Presidents have had mixed success with standard, non-pocket rescissions. Ronald Reagan secured more than $15 billion in cuts during his first two years in office, but most of his later requests were rejected. Before the start of Trump’s second term earlier this year, Congress had approved just $5.97 billion in presidential rescissions since Reagan’s early successes. Neither George W. Bush nor Barack Obama used the authority at all.

Trump, during his first term, proposed rescissions totaling more than $15 billion in 2018, much of it aimed at expired or duplicative programs. That package passed the House but stalled in the Senate. A later $27 billion proposal was ignored by the Democrat-controlled Congress.

The H.R. 4 Blueprint

Earlier this year, Trump submitted a $9.4 billion rescissions package prepared by the Department of Government Efficiency (DOGE) that targeted what supporters described as some of the worst cases of waste, fraud, and abuse in the federal budget. Congress passed the measure in June as H.R. 4, the Rescissions Act of 2025.

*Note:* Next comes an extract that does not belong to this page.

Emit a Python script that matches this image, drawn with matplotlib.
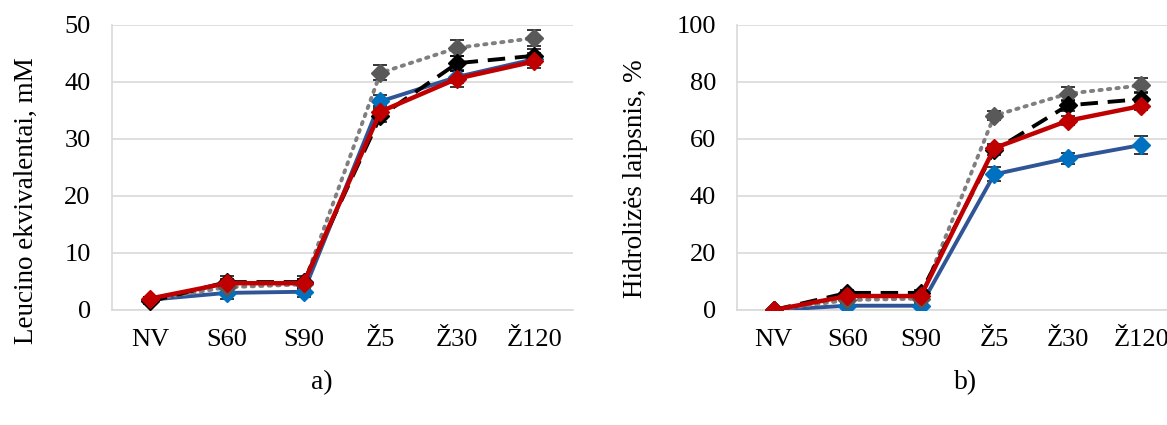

That legislation eliminated $8.3 billion in foreign aid, including funding critics said advanced left-wing ideological agendas abroad at U.S. taxpayers’ expense. It also rescinded $203 million from failed United Nations missions, $169 million from international bodies such as the World Health Organization and U.N. Human Rights Council, $33 million in unused appropriations, and $1.1 billion in subsidies to the Corporation for Public Broadcasting, which has a long history of prioritizing liberal activism ahead of nonpartisan information dissemination.

AMAC Action backed H.R. 4 and urged its passage, pointing out that inflation and deficit spending are especially harmful to seniors on fixed incomes.

Why Pocket Rescissions Matter Now

The passage of H.R. 4 demonstrated that rescissions can succeed, but also showed how hard it is to advance even narrowly targeted cuts in a closely divided Congress. The challenge is compounded by Republicans’ slim margins and the tendency of some, such as Sens. Susan Collins (R-Maine) and Lisa Murkowski (R-Alaska), to side with Democrats on key votes.

A pocket rescission avoids that risk. By sending the proposal late in the fiscal year, the administration can allow the targeted funds to lapse automatically without further action from lawmakers. Supporters say it is a lawful and necessary check on bloated, politicized federal agencies.

Pocket rescissions may be one of the few remaining tools for fulfilling Trump’s pledge to “drain the swamp” and eliminate wasteful government spending.

Looking Ahead

Center for Renewing America Senior Advisor Wade Miller has argued that pocket rescissions could serve as a short-term way to curb unnecessary spending while the administration works to restore broader presidential “impoundment” authority under Article II of the Constitution. That authority, used frequently by presidents before the passage of the ICA in 1974, allowed the executive branch not to spend funds it considered wasteful.

Congress sharply limited the practice with the ICA, giving the House and Senate final say over most spending decisions. However, Trump has indicated his desire to either overturn the ICA via legislation or by challenging it in court.

Whether Trump will use pocket rescissions this year is still unclear. But in a Congress where even modest cuts face resistance, the strategy could be the clearest path yet to making good on fulfilling his promise to the American people to end the rampant waste of their hard-earned tax dollars.